● **Material**
start

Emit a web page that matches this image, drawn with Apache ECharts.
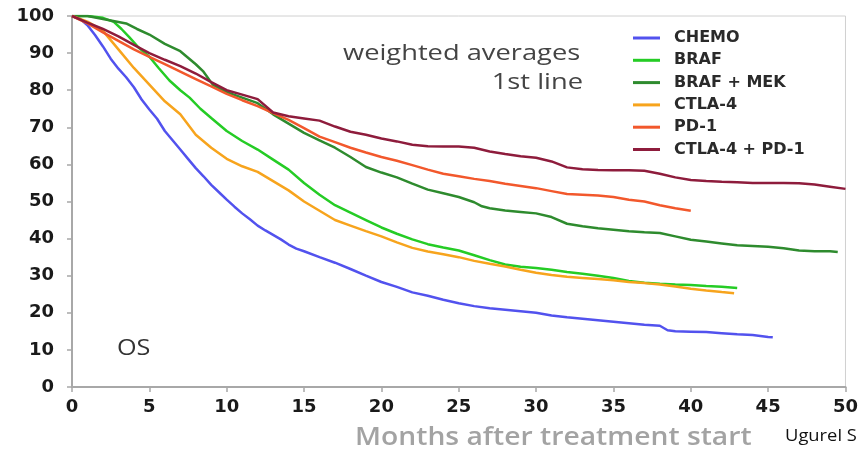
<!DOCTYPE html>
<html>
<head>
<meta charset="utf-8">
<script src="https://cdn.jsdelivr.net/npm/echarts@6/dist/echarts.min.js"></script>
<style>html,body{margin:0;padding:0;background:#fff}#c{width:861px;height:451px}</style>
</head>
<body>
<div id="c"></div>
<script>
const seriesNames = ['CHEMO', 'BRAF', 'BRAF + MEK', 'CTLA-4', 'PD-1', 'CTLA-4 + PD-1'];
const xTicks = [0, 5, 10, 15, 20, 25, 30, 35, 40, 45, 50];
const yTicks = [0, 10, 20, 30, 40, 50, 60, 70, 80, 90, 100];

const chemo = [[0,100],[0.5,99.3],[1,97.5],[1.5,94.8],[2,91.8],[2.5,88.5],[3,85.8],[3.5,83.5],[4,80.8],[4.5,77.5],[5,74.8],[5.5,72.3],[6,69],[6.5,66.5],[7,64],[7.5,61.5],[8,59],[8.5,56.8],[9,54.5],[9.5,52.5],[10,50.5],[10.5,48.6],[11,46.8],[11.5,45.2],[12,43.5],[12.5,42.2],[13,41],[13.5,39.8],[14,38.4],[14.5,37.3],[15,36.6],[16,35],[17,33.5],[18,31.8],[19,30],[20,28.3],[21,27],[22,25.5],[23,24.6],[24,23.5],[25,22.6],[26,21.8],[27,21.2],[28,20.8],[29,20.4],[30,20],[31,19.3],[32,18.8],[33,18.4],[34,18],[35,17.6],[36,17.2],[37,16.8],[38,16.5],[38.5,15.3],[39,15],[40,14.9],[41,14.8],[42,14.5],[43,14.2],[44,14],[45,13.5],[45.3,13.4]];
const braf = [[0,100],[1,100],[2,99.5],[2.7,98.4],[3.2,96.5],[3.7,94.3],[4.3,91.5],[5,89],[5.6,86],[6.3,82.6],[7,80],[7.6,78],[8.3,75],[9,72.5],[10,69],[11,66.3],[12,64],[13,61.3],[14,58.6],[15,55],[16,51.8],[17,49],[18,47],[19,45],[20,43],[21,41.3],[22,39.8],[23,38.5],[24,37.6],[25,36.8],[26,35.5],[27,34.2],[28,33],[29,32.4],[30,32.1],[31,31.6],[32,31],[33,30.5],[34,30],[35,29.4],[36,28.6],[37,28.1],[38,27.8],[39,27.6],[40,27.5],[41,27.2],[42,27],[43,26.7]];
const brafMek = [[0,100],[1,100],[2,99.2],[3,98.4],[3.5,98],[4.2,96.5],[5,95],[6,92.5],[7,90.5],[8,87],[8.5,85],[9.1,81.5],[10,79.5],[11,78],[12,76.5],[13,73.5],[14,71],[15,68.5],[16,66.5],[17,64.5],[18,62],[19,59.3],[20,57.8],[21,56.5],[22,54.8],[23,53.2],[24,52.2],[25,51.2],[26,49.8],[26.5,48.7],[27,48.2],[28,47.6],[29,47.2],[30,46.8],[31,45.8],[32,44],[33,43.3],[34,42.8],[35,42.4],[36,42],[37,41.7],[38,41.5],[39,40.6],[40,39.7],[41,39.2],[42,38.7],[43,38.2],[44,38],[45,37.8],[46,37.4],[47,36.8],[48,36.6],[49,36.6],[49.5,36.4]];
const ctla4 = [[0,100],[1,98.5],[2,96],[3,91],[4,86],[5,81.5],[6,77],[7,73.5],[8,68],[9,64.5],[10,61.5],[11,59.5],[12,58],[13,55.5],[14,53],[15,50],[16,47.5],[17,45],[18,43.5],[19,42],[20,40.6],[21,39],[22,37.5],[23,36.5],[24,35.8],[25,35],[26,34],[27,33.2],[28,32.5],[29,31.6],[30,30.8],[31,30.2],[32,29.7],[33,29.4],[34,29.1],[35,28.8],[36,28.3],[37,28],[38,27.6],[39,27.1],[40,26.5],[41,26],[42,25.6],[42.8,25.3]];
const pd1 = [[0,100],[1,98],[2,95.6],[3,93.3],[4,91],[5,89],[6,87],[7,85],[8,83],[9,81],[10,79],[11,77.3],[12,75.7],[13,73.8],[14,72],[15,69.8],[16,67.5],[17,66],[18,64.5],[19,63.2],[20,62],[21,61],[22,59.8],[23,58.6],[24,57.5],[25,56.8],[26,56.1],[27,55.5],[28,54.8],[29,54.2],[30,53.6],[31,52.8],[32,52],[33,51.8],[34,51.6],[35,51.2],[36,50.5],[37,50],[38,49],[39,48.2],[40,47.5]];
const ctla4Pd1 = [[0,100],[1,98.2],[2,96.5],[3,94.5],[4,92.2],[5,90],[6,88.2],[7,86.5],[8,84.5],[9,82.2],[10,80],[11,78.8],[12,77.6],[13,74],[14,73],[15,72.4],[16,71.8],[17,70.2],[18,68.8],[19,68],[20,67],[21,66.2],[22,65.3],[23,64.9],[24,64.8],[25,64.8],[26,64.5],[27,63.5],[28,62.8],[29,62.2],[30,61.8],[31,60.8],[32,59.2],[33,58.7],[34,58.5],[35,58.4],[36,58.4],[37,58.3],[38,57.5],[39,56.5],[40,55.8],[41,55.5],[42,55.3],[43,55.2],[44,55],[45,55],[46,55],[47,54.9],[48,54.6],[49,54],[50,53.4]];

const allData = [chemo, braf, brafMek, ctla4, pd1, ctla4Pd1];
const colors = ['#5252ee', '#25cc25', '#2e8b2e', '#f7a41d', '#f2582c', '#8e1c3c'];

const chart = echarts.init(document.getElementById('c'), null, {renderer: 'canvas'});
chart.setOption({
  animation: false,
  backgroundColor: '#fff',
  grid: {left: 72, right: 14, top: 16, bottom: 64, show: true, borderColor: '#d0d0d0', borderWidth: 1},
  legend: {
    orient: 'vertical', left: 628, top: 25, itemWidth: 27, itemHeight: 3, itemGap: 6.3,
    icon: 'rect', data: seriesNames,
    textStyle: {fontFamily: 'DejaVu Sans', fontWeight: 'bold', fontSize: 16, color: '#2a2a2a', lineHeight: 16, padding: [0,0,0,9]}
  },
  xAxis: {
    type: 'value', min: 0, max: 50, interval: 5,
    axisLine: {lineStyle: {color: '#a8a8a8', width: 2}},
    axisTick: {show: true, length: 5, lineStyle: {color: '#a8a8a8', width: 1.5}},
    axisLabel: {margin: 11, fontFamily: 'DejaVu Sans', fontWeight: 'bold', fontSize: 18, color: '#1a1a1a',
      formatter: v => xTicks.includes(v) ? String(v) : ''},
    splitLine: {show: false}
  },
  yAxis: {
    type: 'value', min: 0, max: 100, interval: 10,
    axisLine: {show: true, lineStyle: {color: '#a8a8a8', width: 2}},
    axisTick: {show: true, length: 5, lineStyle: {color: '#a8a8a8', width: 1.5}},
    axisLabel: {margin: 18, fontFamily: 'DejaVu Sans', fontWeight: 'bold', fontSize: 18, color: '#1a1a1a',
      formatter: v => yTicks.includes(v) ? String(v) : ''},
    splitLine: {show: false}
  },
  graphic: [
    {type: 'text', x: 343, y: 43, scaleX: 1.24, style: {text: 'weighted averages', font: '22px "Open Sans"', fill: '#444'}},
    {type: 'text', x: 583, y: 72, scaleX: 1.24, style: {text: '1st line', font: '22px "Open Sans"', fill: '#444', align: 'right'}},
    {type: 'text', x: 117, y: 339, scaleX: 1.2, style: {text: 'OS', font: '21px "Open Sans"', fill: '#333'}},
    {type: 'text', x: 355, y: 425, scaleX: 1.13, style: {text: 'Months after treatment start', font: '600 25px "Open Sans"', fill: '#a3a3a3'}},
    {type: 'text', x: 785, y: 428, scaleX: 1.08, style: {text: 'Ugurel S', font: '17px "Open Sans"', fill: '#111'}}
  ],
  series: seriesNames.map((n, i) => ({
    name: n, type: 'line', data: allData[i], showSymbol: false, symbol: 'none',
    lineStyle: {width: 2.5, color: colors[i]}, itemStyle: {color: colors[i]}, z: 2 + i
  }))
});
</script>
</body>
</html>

end

● **What is expected**
Give again, word for word, every line from the top of the data through the line with "80, 90, 100];", both ends included, and exclude the pictures.

● **Response to the task**
Emit a web page that matches this image, drawn with Apache ECharts.
<!DOCTYPE html>
<html>
<head>
<meta charset="utf-8">
<script src="https://cdn.jsdelivr.net/npm/echarts@6/dist/echarts.min.js"></script>
<style>html,body{margin:0;padding:0;background:#fff}#c{width:861px;height:451px}</style>
</head>
<body>
<div id="c"></div>
<script>
const seriesNames = ['CHEMO', 'BRAF', 'BRAF + MEK', 'CTLA-4', 'PD-1', 'CTLA-4 + PD-1'];
const xTicks = [0, 5, 10, 15, 20, 25, 30, 35, 40, 45, 50];
const yTicks = [0, 10, 20, 30, 40, 50, 60, 70, 80, 90, 100];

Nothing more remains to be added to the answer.